Figure scripts
↓
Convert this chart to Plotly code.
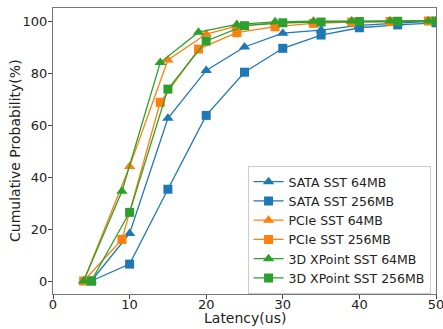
import plotly.graph_objects as go

names = ["SATA SST 64MB", "SATA SST 256MB", "PCIe SST 64MB", "PCIe SST 256MB",
         "3D XPoint SST 64MB", "3D XPoint SST 256MB"]
sata64_x = [5, 10, 15, 20, 25, 30, 35, 40, 45, 50]
sata64_y = [0, 18.3, 62.6, 81, 90, 95.3, 96.5, 98.3, 99.2, 100]
sata256_x = [5, 10, 15, 20, 25, 30, 35, 40, 45, 50]
sata256_y = [0, 6.5, 35.3, 63.7, 80.3, 89.5, 94.6, 97.4, 98.5, 99.3]
pcie64_x = [4, 10, 15, 20, 24, 29, 34, 39, 44, 49]
pcie64_y = [0, 44, 85, 95, 98, 99.3, 99.6, 99.8, 99.9, 100]
pcie256_x = [4, 9, 14, 19, 24, 29, 34, 39, 44, 49]
pcie256_y = [0, 16, 68.7, 89.2, 95.5, 97.8, 99.1, 99.6, 99.8, 100]
xp64_x = [4, 9, 14, 19, 24, 29, 34, 39, 44, 49]
xp64_y = [0, 34.5, 84, 95.7, 98.7, 99.7, 99.9, 100, 100, 100]
xp256_x = [5, 10, 15, 20, 25, 30, 35, 40, 45, 50]
xp256_y = [0, 26.4, 73.8, 92.3, 98.2, 99.3, 99.6, 99.8, 99.9, 100]

series = [(sata64_x, sata64_y), (sata256_x, sata256_y), (pcie64_x, pcie64_y),
          (pcie256_x, pcie256_y), (xp64_x, xp64_y), (xp256_x, xp256_y)]
colors = ["#1f77b4", "#1f77b4", "#ff7f0e", "#ff7f0e", "#2ca02c", "#2ca02c"]
symbols = ["triangle-up", "square", "triangle-up", "square", "triangle-up", "square"]

fig = go.Figure()
for (x, y), n, c, s in zip(series, names, colors, symbols):
    fig.add_trace(go.Scatter(
        x=x, y=y, name=n, mode="lines+markers",
        line=dict(color=c, width=1.3),
        marker=dict(symbol=s, size=9 if s == "square" else 10, color=c,
                    line=dict(width=0)),
    ))

font = dict(family="DejaVu Sans", size=13, color="#222")
title_font = dict(family="DejaVu Sans", size=14, color="#222")
axis_common = dict(showgrid=False, zeroline=False, showline=True, mirror=True,
                   linecolor="#777", linewidth=1, ticks="outside", ticklen=4,
                   tickcolor="#444", tickfont=font, automargin=False,
                   ticklabeloverflow="allow")
fig.update_layout(
    width=443, height=329,
    margin=dict(l=53, r=7, t=8, b=35, autoexpand=False),
    plot_bgcolor="white", paper_bgcolor="white",
    font=font,
    xaxis=dict(range=[0, 50], tickvals=[0, 10, 20, 30, 40, 50], ticklabelstandoff=-6,
               **axis_common),
    yaxis=dict(range=[-5, 105], tickvals=[0, 20, 40, 60, 80, 100], ticklabelstandoff=-2,
               **axis_common),
    legend=dict(x=0.508, y=0.0, xanchor="left", yanchor="bottom",
                bgcolor="rgba(255,255,255,0.9)", bordercolor="#ccc", borderwidth=1,
                font=dict(family="DejaVu Sans", size=12.5, color="#222"),
                tracegroupgap=0, itemwidth=30),
    annotations=[
        dict(text="Latency(us)", xref="paper", yref="paper", x=0.5, y=0,
             xanchor="center", yanchor="middle", yshift=-24, showarrow=False,
             font=title_font),
        dict(text="Cumulative Probability(%)", xref="paper", yref="paper", x=0, y=0.5,
             xanchor="center", yanchor="middle", xshift=-38, textangle=-90,
             showarrow=False, font=title_font),
    ],
)
fig.write_html("out.html")
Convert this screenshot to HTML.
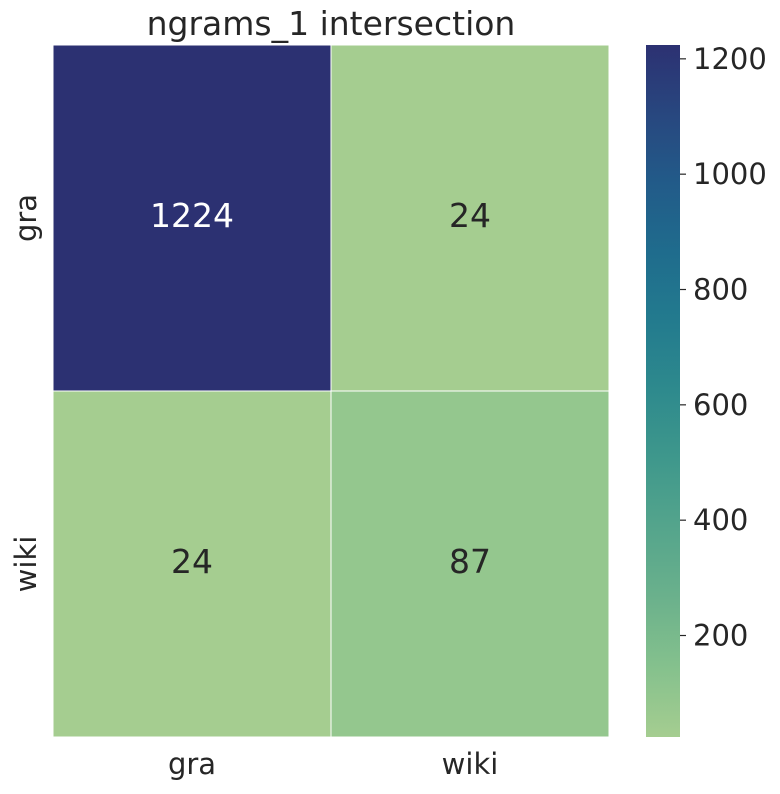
<!DOCTYPE html>
<html><head><meta charset="utf-8"><style>
body{margin:0;background:#fff;}
svg text{font-family:"DejaVu Sans","Liberation Sans",sans-serif;fill:#262626;}
</style></head><body>
<svg id="chart" width="780" height="789" xmlns="http://www.w3.org/2000/svg">
<defs><linearGradient id="crest" x1="0" y1="1" x2="0" y2="0">
<stop offset="0" stop-color="#a5cd90"/><stop offset="0.1" stop-color="#85c18d"/><stop offset="0.2" stop-color="#6bb18c"/><stop offset="0.3" stop-color="#55a58c"/><stop offset="0.4" stop-color="#3f988c"/><stop offset="0.5" stop-color="#2e8a8d"/><stop offset="0.6" stop-color="#237b8e"/><stop offset="0.7" stop-color="#1f6c8d"/><stop offset="0.8" stop-color="#225b89"/><stop offset="0.9" stop-color="#28477f"/><stop offset="1" stop-color="#2c3172"/>
</linearGradient></defs>
<text x="331" y="35" font-size="33" text-anchor="middle">ngrams_1 intersection</text>
<g id="cells"></g>
<rect x="646" y="45" width="34" height="692" fill="url(#crest)"/>
<g id="cbticks"></g>
</svg>
<script>
const rowLabels=["gra","wiki"];
const colLabels=["gra","wiki"];
const values=[[1224,24],[24,87]];
const cbTicks=[200,400,600,800,1000,1200];
const vmin=24, vmax=1224;
const stops=[[0,"#a5cd90"],[0.1,"#85c18d"],[0.2,"#6bb18c"],[0.3,"#55a58c"],[0.4,"#3f988c"],[0.5,"#2e8a8d"],[0.6,"#237b8e"],[0.7,"#1f6c8d"],[0.8,"#225b89"],[0.9,"#28477f"],[1,"#2c3172"]];
function hex(h){return [1,3,5].map(i=>parseInt(h.substr(i,2),16));}
function color(v){let t=(v-vmin)/(vmax-vmin);t=Math.max(0,Math.min(1,t));
for(let i=0;i<stops.length-1;i++){if(t<=stops[i+1][0]){const a=hex(stops[i][1]),b=hex(stops[i+1][1]);const f=(t-stops[i][0])/(stops[i+1][0]-stops[i][0]);return "rgb("+a.map((x,k)=>Math.round(x+(b[k]-x)*f)).join(",")+")";}}return stops[stops.length-1][1];}
const X0=53,X1=609,Y0=45,Y1=737;
const cw=(X1-X0)/colLabels.length, ch=(Y1-Y0)/rowLabels.length;
const NS="http://www.w3.org/2000/svg";
const g=document.getElementById("cells"), svg=document.getElementById("chart");
function mk(tag,attrs,parent){const e=document.createElementNS(NS,tag);for(const k in attrs)e.setAttribute(k,attrs[k]);parent.appendChild(e);return e;}
values.forEach((row,r)=>row.forEach((v,c)=>{
 const rect=mk("rect",{x:X0+c*cw,y:Y0+r*ch,width:cw,height:ch,fill:color(v),stroke:"#fff","stroke-width":1},g);
 
 
 const t=mk("text",{x:X0+(c+0.5)*cw,y:Y0+(r+0.5)*ch+9,"font-size":33,"text-anchor":"middle"},g);
 
 
 t.textContent=v;
 if((v-vmin)/(vmax-vmin)>0.5)t.style.fill="#fff";
}));
colLabels.forEach((l,c)=>{const t=mk("text",{x:X0+(c+0.5)*cw,y:774,"font-size":29,"text-anchor":"middle"},svg);
 
 
 t.textContent=l;});
rowLabels.forEach((l,r)=>{const y=Y0+(r+0.5)*ch;const t=mk("text",{x:0,y:0,"font-size":29,"text-anchor":"middle",transform:"translate(36,"+y+") rotate(-90)"},svg);
 
 
 t.textContent=l;});
const cb=document.getElementById("cbticks");
cbTicks.forEach(v=>{const y=Y1-(v-vmin)/(vmax-vmin)*(Y1-Y0);
 const ln=mk("line",{x1:680,x2:686,y1:y,y2:y,stroke:"#262626","stroke-width":1.2},cb);
 
 
 const t=mk("text",{x:693,y:y+10,"font-size":29},cb);
 
 
 t.textContent=v;});
</script>
</body></html>
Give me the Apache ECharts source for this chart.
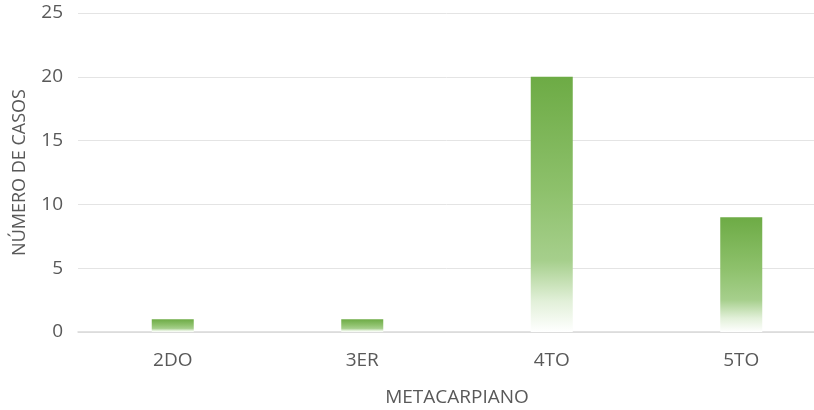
<!DOCTYPE html>
<html>
<head>
<meta charset="utf-8">
<script src="https://cdn.jsdelivr.net/npm/echarts@6/dist/echarts.min.js"></script>
<style>
  html, body { margin: 0; padding: 0; background: #ffffff; }
  #chart { width: 814px; height: 410px; }
</style>
</head>
<body>
<div id="chart"></div>
<script>
// Fracturas por metacarpiano
const categories = ['2DO', '3ER', '4TO', '5TO'];
const casos = [1, 1, 20, 9];
const yTicks = { min: 0, max: 25, interval: 5 };

const chart = echarts.init(document.getElementById('chart'), null, { renderer: 'canvas' });

const barFill = new echarts.graphic.LinearGradient(0, 0, 0, 1, [
  { offset: 0, color: '#6dab45' },
  { offset: 0.45, color: '#8ec16c' },
  { offset: 0.72, color: '#a6cf8c' },
  { offset: 0.88, color: '#e2f0d9' },
  { offset: 1, color: '#ffffff' }
]);

const labelFont = { fontFamily: 'Open Sans', fontSize: 19, color: '#595959' };

chart.setOption({
  backgroundColor: '#ffffff',
  animation: false,
  // the plot runs a little past the right edge of the canvas
  grid: { left: 78, top: 13, width: 758, height: 319, outerBoundsMode: 'none', containLabel: false },
  xAxis: {
    type: 'category',
    data: categories,
    name: 'METACARPIANO',
    nameLocation: 'middle',
    nameGap: 56,
    nameTextStyle: labelFont,
    axisLine: { lineStyle: { color: '#d9d9d9', width: 1.5 } },
    axisTick: { show: false },
    axisLabel: Object.assign({ margin: 19 }, labelFont)
  },
  yAxis: {
    type: 'value',
    min: yTicks.min,
    max: yTicks.max,
    interval: yTicks.interval,
    name: 'NÚMERO DE CASOS',
    nameLocation: 'middle',
    nameGap: 49,
    nameRotate: 90,
    nameTextStyle: Object.assign({}, labelFont, { fontSize: 18 }),
    axisLine: { show: false },
    axisTick: { show: false },
    axisLabel: Object.assign({ margin: 15 }, labelFont),
    splitLine: { lineStyle: { color: '#e4e4e4', width: 1 } }
  },
  series: [{
    type: 'bar',
    data: casos,
    barWidth: 42,
    itemStyle: { color: barFill }
  }]
});
</script>
</body>
</html>
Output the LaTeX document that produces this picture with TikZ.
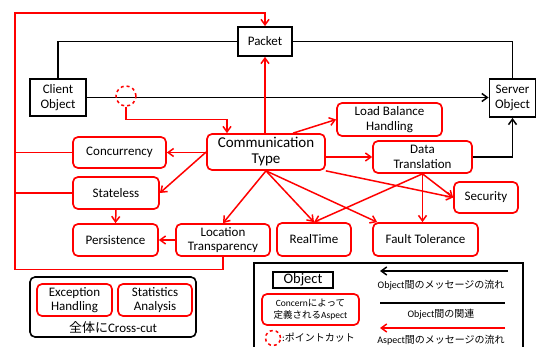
↑
BRIEF: Repeat the listing above from its first line through the line that contains "import plotly.graph_objects as go", both included, and nothing more. Drop the pictures.

RESPONSE FOR THIS EXERCISE:
Convert this chart to Plotly code.
import plotly.graph_objects as go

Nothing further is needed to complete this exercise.